2. The line assembly as claimed in claim 1, wherein the second line comprises a greater diameter than the first line, wherein the diameter of the second line is more than double the diameter of the first line.

3. The line assembly as claimed in claim 1, wherein the first line is wound in a spiral or helical manner around the second line.

4. The line assembly as claimed in claim 1, wherein a woven fabric, which holds the first line on the second line, is provided.

5. The line assembly as claimed in claim 4, wherein the first line is interwoven with the woven fabric.

6. The line assembly as claimed in claim 4, wherein the woven fabric is a glass-fiber fabric.

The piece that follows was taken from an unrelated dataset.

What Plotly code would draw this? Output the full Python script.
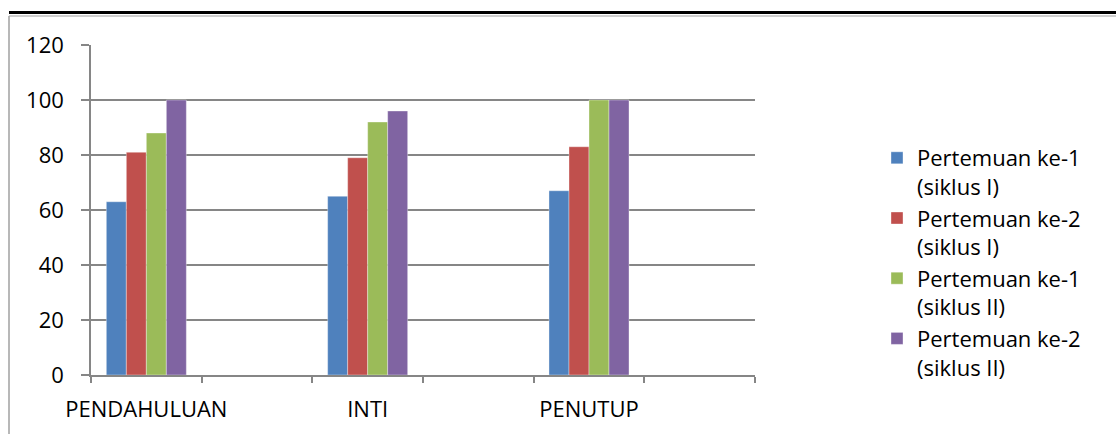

7. The line assembly as claimed in claim 1, wherein a protective jacket, which surrounds the first line and the second line, is provided.

8. The line assembly as claimed in claim 7, wherein the protective jacket is realized as a shrink tube and/or comprises a shrink fabric.

9. The line assembly as claimed in claim 7, wherein the protective jacket comprises a corrugated tube.

10. The line assembly as claimed in claim 7, wherein the first line and the second line are cast with the protective jacket.

11. The line assembly as claimed in claim 1, wherein at least one heating element, which extends through the first line in the longitudinal direction, is arranged in the first line.

12. The line assembly as claimed in claim 1, wherein the second line comprises a diameter greater than the first line, wherein the diameter of the second line is more than four times the diameter of the first line.

13. The line assembly as claimed in claim 1, wherein the second line comprises a diameter greater than the first line, wherein the diameter of the second line is more than eight times the diameter of the first line.